Bob Corker
U.S. Sen. Bob Corker walks inside the U.S. Capitol in Washington, in this picture taken on April 15, 2015. REUTERS/JAMES LAWLER DUGGAN

(Reuters) - The Republican leader of the U.S. Senate cleared the way on Tuesday for a vote on a bill that would give Congress the power to review an international nuclear agreement with Iran, ending debate over efforts to use the measure to impose more conditions on Tehran.

Republican Senate Majority Leader Mitch McConnell said he had filed a "cloture" motion to begin the process of formally ending debate. Both Democrats and Republicans said they expected the Iran Nuclear Review Act would pass with strong support in the vote scheduled for Thursday.
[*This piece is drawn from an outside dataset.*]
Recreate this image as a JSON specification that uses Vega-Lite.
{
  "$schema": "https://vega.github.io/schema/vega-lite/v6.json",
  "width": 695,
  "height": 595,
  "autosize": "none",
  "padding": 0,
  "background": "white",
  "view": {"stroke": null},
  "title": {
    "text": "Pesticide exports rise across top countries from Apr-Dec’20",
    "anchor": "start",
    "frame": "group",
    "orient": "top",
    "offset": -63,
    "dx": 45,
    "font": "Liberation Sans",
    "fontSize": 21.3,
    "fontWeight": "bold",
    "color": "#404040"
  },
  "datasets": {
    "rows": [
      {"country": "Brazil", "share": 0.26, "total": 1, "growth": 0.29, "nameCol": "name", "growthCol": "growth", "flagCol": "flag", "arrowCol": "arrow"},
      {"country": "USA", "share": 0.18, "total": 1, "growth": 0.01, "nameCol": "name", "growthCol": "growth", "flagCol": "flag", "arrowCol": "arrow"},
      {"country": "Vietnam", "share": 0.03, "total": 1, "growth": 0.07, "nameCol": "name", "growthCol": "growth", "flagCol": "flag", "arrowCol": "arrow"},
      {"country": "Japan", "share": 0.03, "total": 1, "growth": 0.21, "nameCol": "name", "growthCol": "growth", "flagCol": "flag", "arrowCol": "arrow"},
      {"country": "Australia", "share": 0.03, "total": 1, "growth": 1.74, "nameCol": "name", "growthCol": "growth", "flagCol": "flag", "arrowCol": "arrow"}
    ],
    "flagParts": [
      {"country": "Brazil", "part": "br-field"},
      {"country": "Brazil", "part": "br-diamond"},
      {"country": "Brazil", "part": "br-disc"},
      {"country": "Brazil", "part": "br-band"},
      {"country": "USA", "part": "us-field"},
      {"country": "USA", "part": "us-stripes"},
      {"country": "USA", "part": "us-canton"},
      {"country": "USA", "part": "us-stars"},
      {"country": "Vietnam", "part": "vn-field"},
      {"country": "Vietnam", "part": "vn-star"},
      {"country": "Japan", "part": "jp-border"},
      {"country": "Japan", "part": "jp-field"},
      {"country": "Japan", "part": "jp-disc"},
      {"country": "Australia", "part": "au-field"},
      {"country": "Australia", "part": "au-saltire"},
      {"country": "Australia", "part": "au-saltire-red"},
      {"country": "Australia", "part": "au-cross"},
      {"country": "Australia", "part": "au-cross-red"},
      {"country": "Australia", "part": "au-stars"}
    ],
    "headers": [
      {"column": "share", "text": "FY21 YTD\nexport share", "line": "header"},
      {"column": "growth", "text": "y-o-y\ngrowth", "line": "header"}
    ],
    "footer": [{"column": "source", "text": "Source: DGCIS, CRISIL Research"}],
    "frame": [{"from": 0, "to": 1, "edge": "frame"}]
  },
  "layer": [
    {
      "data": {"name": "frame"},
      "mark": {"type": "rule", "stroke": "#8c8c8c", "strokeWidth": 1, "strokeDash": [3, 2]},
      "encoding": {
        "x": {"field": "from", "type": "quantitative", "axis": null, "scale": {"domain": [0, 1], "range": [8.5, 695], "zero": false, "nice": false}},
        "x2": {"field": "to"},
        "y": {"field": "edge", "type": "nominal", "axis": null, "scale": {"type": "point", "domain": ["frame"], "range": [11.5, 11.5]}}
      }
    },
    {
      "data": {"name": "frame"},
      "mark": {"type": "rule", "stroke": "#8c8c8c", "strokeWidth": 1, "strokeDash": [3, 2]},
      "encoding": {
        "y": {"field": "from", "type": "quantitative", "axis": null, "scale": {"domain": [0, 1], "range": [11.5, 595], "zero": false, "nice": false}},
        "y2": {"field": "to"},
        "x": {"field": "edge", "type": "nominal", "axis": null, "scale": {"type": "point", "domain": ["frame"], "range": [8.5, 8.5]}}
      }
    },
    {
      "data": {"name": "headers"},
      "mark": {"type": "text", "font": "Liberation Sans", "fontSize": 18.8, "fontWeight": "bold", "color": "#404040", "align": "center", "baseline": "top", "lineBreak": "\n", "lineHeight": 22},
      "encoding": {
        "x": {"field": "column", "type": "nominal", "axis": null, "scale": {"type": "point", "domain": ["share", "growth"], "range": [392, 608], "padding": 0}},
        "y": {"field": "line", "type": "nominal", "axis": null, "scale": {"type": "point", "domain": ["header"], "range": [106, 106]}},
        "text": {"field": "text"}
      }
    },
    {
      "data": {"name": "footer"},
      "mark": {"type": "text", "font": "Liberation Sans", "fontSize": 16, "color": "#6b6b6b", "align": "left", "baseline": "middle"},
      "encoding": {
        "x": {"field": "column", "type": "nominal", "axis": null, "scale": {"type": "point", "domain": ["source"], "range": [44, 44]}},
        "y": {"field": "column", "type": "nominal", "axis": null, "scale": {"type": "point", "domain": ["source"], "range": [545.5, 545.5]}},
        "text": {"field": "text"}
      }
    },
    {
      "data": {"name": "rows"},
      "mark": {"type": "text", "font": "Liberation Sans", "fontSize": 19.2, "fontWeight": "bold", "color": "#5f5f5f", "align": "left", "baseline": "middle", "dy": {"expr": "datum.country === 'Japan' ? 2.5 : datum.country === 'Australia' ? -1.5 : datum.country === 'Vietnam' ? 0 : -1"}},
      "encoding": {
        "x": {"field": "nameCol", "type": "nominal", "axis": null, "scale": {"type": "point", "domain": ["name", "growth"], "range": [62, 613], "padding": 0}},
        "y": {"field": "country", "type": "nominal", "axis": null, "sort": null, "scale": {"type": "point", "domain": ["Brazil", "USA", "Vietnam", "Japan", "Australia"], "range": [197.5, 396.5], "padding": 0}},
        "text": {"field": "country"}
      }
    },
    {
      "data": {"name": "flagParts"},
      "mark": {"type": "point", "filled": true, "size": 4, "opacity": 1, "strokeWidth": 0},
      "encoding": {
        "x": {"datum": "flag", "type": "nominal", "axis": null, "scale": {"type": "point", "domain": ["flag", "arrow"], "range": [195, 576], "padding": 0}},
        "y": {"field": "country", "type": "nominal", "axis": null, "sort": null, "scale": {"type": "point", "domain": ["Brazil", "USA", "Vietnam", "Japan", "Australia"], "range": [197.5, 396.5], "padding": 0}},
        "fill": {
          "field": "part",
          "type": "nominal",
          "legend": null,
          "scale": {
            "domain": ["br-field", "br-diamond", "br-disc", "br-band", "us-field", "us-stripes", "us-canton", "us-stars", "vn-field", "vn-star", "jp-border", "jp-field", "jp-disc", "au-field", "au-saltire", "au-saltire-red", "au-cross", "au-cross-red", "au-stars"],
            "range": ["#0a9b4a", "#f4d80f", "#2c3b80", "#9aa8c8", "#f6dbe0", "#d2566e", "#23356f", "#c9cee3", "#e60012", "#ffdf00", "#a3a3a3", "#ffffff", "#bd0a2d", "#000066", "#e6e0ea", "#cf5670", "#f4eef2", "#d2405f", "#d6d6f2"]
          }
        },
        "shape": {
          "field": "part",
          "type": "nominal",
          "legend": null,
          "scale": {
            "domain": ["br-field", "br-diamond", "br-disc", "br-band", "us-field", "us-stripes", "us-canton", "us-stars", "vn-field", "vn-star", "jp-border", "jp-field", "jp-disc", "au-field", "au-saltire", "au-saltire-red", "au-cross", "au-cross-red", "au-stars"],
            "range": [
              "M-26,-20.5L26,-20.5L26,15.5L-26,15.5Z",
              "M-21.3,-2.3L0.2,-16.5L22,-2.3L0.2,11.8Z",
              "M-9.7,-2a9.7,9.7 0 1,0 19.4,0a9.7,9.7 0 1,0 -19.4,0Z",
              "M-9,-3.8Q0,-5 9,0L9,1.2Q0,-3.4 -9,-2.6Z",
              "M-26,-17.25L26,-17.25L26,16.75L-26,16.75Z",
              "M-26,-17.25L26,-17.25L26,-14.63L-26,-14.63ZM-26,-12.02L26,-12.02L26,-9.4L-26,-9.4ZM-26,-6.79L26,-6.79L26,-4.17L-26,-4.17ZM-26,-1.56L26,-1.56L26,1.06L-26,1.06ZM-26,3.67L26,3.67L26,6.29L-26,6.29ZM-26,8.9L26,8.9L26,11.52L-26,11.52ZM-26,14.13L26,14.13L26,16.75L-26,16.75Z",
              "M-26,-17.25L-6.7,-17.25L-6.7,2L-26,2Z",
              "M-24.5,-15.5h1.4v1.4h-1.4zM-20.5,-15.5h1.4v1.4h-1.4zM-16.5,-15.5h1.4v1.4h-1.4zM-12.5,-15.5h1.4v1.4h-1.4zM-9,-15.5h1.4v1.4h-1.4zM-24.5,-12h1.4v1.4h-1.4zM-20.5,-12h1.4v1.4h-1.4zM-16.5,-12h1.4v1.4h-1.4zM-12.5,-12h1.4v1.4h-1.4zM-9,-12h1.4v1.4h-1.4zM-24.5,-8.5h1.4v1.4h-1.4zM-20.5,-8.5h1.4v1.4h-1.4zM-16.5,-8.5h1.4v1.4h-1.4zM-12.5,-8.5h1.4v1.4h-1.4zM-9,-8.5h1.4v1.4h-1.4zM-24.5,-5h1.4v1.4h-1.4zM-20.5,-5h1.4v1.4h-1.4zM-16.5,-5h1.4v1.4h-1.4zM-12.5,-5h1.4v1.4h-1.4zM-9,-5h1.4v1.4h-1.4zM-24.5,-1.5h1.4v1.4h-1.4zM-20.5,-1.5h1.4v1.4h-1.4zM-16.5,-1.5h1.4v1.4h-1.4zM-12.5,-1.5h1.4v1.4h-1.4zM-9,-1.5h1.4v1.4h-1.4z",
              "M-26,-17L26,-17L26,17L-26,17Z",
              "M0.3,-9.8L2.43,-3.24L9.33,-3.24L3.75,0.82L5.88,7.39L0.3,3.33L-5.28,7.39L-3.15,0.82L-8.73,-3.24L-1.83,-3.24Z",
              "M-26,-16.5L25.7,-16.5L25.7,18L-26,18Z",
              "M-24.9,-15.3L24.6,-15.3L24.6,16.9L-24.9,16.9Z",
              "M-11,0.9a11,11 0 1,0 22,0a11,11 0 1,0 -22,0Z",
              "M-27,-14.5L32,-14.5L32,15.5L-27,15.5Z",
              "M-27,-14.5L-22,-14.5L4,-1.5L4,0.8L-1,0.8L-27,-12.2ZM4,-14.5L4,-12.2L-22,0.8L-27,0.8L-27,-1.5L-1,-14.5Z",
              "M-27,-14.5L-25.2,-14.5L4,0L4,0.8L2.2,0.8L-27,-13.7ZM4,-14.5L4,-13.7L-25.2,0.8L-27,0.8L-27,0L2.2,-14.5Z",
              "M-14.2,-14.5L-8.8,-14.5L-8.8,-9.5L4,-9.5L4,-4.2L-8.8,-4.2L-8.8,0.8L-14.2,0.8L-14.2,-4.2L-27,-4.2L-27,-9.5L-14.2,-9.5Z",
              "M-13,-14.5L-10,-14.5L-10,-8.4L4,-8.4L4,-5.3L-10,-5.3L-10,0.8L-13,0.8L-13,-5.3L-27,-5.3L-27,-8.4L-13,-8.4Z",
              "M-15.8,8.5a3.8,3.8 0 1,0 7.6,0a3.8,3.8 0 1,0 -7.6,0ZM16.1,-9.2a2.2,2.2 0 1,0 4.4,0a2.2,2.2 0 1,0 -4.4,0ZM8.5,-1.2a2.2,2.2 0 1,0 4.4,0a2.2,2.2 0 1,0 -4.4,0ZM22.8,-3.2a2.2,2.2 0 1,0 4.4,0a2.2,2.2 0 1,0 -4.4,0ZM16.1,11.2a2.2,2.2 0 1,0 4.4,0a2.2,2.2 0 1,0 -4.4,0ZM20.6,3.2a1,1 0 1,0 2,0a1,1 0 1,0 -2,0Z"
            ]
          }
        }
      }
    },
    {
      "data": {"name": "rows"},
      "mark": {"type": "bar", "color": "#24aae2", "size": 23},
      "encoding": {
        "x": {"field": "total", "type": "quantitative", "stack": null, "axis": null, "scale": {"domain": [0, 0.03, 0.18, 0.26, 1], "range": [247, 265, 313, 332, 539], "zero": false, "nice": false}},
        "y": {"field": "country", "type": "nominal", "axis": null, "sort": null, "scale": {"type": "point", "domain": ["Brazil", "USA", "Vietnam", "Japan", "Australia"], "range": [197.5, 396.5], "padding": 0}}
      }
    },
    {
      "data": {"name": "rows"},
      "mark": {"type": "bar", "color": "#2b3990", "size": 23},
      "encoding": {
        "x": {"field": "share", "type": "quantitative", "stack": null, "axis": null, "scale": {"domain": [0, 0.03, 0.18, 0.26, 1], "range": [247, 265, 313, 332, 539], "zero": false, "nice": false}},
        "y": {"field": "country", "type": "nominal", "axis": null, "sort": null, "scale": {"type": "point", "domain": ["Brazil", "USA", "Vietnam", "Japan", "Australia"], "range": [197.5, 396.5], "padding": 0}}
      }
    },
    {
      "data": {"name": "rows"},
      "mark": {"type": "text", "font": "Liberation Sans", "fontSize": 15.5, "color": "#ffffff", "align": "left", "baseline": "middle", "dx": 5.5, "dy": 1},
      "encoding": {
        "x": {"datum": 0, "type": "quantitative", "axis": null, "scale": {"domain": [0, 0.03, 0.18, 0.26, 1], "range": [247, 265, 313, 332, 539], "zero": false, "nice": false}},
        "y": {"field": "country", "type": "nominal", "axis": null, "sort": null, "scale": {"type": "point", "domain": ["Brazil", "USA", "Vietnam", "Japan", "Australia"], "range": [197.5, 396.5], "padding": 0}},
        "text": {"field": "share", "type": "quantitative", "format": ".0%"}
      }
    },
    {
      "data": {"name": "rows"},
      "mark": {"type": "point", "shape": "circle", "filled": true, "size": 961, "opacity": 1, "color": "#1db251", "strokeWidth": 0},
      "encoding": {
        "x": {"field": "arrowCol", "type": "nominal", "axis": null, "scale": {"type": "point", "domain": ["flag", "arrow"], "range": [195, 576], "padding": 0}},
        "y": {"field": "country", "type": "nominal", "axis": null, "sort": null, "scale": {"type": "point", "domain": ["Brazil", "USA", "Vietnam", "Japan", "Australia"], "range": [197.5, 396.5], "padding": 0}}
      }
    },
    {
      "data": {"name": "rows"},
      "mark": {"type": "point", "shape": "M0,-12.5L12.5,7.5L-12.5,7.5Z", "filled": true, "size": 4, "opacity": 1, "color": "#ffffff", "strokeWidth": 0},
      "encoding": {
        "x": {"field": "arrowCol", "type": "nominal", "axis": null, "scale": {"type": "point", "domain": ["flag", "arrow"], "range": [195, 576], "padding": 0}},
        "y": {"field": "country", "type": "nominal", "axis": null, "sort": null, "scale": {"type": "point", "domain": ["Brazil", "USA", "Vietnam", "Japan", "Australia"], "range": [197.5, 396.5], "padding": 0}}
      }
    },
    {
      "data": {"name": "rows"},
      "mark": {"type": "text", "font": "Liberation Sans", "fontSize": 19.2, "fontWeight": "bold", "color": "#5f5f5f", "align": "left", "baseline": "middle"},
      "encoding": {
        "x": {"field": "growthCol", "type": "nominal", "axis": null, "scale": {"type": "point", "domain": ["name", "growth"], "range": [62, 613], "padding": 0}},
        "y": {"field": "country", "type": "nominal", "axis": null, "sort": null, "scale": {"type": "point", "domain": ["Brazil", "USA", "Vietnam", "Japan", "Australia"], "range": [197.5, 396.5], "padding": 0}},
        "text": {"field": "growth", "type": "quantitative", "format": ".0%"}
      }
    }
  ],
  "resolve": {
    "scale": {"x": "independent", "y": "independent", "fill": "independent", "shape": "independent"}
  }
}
"If we get to the final vote without additional blowups between now and then, I think it's going to be overwhelmingly supportive," Senator Bob Corker, the chairman of the Foreign Relations Committee, and author of the bill, told reporters at the Capitol.

Corker made a presentation to his fellow Republican senators at a closed-door lunch meeting on Tuesday, urging them to support the measure without major changes.
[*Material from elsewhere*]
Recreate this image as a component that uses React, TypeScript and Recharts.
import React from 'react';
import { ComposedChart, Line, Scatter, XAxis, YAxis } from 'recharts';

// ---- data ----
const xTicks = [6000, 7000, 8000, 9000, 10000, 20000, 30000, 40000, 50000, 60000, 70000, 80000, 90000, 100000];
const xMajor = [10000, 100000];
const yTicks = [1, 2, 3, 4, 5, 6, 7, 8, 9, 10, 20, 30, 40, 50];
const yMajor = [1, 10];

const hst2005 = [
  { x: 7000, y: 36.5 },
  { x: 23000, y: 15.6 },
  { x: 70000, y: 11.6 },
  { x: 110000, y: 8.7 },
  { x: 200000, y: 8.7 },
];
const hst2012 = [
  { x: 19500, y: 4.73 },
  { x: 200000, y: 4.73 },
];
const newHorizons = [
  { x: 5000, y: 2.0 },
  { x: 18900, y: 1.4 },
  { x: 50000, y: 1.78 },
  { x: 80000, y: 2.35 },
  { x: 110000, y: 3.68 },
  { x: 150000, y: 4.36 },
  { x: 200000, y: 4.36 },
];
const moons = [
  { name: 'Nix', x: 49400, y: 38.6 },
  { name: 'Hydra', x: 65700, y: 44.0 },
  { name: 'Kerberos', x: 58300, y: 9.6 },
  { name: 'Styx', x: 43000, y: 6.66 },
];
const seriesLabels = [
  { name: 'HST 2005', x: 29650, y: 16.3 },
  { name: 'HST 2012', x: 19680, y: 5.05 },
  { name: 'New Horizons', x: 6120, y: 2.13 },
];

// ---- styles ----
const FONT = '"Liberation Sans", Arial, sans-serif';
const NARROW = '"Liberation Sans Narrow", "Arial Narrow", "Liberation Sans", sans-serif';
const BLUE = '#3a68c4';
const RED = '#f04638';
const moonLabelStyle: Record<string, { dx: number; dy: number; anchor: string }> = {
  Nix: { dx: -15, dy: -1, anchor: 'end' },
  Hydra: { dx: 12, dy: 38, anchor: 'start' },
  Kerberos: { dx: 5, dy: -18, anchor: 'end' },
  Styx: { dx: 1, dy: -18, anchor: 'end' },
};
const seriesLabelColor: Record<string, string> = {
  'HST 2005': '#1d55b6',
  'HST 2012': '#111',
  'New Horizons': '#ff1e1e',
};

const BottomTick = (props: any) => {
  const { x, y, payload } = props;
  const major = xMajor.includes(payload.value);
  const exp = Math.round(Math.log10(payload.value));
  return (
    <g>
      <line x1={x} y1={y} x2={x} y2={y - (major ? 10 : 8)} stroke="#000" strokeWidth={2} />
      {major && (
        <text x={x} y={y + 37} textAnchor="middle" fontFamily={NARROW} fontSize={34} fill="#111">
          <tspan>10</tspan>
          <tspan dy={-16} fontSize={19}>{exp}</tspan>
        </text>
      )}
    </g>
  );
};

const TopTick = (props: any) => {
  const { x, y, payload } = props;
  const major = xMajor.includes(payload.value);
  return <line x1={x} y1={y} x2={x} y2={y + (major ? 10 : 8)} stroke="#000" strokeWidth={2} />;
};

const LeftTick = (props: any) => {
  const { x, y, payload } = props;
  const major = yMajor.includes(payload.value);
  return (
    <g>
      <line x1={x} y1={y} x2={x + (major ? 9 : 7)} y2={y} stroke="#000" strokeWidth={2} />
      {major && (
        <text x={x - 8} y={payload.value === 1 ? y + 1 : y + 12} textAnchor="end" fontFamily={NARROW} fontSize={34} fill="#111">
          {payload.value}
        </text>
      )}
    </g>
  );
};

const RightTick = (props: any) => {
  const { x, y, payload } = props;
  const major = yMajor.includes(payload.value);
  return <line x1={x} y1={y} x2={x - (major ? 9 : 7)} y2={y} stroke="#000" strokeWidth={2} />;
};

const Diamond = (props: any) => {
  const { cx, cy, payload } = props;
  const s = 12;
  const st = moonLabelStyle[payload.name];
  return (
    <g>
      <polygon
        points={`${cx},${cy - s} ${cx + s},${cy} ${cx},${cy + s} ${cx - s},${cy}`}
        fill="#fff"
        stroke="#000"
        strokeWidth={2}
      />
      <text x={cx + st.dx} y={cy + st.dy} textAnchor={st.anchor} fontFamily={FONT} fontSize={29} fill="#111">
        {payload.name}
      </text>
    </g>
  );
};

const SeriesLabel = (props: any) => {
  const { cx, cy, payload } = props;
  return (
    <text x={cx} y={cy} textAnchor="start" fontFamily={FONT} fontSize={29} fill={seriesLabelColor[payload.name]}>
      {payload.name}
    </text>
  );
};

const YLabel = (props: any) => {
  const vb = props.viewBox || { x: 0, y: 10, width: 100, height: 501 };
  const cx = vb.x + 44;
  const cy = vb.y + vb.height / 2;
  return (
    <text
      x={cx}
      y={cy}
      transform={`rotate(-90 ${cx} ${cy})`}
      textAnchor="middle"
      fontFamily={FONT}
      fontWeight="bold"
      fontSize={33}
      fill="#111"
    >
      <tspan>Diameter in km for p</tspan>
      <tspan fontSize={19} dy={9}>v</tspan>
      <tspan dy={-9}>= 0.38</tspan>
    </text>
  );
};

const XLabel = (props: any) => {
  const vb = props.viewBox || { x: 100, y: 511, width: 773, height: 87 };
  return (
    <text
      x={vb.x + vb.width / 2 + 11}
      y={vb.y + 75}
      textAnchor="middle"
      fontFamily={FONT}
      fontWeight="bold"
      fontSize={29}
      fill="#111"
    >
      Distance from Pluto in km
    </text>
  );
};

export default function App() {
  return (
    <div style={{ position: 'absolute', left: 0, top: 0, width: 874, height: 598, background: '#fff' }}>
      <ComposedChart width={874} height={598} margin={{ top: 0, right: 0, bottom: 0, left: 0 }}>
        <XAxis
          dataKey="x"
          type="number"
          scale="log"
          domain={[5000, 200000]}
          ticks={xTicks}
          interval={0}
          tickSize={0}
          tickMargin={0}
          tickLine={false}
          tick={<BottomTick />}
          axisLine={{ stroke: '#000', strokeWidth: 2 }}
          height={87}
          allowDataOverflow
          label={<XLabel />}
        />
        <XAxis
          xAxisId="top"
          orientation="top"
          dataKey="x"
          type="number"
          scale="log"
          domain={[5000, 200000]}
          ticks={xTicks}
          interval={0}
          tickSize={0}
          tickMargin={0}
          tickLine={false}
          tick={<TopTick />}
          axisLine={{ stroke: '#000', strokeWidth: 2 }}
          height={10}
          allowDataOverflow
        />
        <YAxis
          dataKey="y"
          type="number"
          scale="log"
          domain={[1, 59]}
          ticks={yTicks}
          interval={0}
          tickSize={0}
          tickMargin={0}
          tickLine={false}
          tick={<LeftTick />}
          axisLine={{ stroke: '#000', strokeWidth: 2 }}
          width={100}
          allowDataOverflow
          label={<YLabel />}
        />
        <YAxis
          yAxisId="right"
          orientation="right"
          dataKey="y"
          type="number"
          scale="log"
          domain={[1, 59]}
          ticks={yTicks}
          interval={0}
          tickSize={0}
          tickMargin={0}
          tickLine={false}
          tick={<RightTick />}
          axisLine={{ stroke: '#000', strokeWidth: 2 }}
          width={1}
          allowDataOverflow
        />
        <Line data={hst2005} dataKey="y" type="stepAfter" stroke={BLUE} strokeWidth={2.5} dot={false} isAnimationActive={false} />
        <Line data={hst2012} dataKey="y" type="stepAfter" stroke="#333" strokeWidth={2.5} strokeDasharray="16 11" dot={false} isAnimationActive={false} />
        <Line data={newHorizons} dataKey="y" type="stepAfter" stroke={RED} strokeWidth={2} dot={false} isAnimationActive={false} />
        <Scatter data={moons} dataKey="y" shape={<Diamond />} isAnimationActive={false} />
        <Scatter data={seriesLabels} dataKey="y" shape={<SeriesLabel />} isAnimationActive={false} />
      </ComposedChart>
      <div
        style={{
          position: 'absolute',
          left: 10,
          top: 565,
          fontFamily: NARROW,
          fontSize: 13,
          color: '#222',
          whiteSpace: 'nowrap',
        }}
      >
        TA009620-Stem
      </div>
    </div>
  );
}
A dispute among Republican senators over amendments last week had left Senate and foreign relations committee leaders scrambling for a way to move forward with the legislation.

At least 67 amendments to the bill had been offered by Tuesday, all by Republicans, Many were considered "poison pills," which would have killed the bill by alienating too many Democrats for it to pass or, if it did pass, provoking a veto by Democratic President Barack Obama.

One proposed amendment, from Senator Marco Rubio, a Republican presidential candidate, would have required certification that Iran's leaders have publicly accepted Israel's right to exist as a Jewish state.

Opponents said that amendment would have made it impossible for international negotiators to reach a nuclear agreement with Iran. Diplomats from Iran, the United States and five other world powers have set a June 30 deadline for reaching a final pact in which Tehran will curtail its nuclear program in exchange for the removal of crippling economic sanctions.

Negotiators for the European Union and Iran will resume talks on the deal on May 12 in Vienna, joined by officials from six world powers on May 15, the EU said on Tuesday.